Famous Ice Cream Brand to Encourage Human Rights Improvements

A new agreement between one of New England’s most famous consumer brands and advocates for migrant farmworkers aims to improve working conditions and human rights for farm laborers—regardless of their citizenship status.

Chanting, “Yes, it’s possible” in Spanish, migrant farmworkers and their supporters cheered a new agreement with Ben & Jerry’s signed Tuesday afternoon on Burlington, Vermont’s Church Street Marketplace.

The deal, said to be the first of its type in the nation’s dairy industry, is a worker-driven program called Milk With Dignity.

“This is a watershed moment—a historic moment,” Thelma Gomez, a leader of the nonprofit advocacy group Migrant Justice, said through an interpreter. “A wonderful day–and I’m so proud of my community, for having achieved this and for coming together to create this tremendous step forward.”

Migrant Justice has been pushing for the program for several years, even hosting protests which NECN covered earlier this year. Ben & Jerry’s said from the beginning, it was aligned with Migrant Justice on the concepts of the program, but how to execute the goals remained tricky.

While many specifics were kept confidential, under Milk With Dignity, the ice cream giant will call on its northeast milk suppliers to collaborate with farm workers on improving conditions– like better housing, wages, and safety initiatives. They will also launch a conflict resolution council.

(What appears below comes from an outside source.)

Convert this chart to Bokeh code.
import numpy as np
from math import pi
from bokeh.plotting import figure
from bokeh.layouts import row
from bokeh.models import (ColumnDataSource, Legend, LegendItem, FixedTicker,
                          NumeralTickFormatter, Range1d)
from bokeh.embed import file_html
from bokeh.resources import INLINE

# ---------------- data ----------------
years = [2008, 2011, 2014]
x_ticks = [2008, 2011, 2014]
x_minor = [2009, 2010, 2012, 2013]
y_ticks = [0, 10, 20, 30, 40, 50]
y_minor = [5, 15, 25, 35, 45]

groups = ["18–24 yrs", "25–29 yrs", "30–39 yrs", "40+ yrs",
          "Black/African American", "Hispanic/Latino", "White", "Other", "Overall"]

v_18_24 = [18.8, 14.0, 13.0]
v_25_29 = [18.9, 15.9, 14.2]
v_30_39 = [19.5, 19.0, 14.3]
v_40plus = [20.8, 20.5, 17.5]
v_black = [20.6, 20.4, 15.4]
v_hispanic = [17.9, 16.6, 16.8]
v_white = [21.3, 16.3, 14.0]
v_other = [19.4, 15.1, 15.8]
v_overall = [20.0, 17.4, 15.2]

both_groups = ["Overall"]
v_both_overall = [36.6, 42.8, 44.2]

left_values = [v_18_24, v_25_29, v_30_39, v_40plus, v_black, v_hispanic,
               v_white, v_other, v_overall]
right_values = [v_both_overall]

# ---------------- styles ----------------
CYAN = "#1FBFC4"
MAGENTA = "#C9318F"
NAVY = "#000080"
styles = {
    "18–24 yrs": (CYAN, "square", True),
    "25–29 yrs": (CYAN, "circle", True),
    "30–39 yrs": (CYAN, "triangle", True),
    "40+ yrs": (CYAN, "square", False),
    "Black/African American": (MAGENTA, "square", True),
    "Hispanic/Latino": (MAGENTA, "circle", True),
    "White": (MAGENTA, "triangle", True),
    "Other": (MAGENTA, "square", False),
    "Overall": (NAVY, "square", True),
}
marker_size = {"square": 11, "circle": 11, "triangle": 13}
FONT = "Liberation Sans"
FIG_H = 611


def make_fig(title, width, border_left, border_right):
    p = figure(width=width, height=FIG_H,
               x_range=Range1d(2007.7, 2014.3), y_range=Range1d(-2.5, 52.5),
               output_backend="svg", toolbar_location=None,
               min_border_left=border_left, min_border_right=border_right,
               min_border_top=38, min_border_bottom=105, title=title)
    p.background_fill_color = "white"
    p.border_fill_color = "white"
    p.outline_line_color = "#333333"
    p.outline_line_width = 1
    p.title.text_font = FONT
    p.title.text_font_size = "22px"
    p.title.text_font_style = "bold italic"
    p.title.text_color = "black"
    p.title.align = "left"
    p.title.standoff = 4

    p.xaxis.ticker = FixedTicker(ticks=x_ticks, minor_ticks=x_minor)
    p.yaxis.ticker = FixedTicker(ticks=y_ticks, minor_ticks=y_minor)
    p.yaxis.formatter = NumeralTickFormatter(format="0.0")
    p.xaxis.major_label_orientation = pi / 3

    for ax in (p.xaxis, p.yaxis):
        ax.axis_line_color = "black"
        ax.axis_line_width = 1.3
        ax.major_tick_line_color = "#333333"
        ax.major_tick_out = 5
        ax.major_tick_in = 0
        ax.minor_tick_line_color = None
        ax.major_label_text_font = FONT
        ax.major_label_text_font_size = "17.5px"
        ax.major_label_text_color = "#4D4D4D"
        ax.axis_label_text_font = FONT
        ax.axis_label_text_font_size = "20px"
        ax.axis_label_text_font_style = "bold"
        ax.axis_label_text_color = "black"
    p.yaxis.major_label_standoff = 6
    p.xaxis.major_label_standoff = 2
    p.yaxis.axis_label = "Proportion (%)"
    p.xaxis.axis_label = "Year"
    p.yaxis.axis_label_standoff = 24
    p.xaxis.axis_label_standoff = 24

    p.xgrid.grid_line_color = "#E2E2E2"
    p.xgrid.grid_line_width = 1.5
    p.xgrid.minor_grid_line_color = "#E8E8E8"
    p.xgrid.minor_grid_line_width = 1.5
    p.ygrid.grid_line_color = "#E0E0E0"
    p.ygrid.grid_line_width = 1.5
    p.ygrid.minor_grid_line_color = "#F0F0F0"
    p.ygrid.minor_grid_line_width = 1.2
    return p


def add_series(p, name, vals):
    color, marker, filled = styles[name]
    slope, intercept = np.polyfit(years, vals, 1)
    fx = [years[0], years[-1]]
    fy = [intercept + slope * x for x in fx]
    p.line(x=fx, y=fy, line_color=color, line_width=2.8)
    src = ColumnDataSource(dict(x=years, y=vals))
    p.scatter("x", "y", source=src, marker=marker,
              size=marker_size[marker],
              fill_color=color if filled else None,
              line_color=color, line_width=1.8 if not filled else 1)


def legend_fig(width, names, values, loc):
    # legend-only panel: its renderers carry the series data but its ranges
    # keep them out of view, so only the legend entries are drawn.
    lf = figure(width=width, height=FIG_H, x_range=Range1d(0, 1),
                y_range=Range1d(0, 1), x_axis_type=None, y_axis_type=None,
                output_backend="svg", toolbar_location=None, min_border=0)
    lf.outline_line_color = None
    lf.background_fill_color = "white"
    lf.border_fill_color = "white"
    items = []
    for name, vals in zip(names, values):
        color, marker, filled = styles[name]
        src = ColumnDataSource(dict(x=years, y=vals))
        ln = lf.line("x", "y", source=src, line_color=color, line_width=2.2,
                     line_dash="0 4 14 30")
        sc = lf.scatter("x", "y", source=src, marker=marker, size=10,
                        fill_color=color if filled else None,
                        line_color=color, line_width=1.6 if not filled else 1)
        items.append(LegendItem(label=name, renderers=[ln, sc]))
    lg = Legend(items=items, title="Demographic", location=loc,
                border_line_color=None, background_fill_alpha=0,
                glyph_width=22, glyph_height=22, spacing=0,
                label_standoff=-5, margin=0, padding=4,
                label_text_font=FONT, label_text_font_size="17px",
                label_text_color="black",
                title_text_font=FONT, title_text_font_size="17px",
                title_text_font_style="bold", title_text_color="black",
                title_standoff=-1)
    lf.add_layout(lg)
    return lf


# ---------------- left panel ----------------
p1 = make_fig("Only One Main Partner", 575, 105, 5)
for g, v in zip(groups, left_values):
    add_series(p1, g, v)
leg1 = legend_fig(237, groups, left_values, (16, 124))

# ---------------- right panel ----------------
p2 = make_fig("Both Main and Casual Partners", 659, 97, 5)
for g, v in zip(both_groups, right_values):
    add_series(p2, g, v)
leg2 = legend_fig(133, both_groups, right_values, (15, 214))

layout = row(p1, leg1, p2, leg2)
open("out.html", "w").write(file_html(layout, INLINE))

Many Vermont dairy producers rely on migrant farmhands who came to this country without U.S. government permission, often from Mexico. Some of those workers have complained farms can be exploitative, demanding extremely long work weeks and not always offering paid sick days or access to safety training.

But following the new Milk With Dignity pledge, Ben & Jerry’s will send farms incentive payments when they promise to improve labor standards and treatment of employees, regardless of citizenship.

“No, the price of ice cream is not going to go up,” said Jostein Solheim, the CEO of Ben & Jerry’s. “This is a cost we have to absorb in our system. That is part of doing business with a values-led business model.”

Solheim predicted that eventually, the concept will spread to other aspects of the country’s food system, which most agree couldn’t function the way it does today without undocumented workers.

“We really believe this is going to travel,” the executive told necn. “This is going to travel across the nation.”

“This is just the first step,” said Migrant Justice community leader Enrique Balcazar, through an interpreter. “We’re here celebrating today together, and we are committing ourselves to keep pushing forward.”

Migrant Justice said it hopes to take the concept to other food producers and encourage its expansion elsewhere.

Solheim said it may take a few years, but eventually, he wants to get to 100 percent participation from dairy farmers in the Ben & Jerry’s supply chain here in the northeast.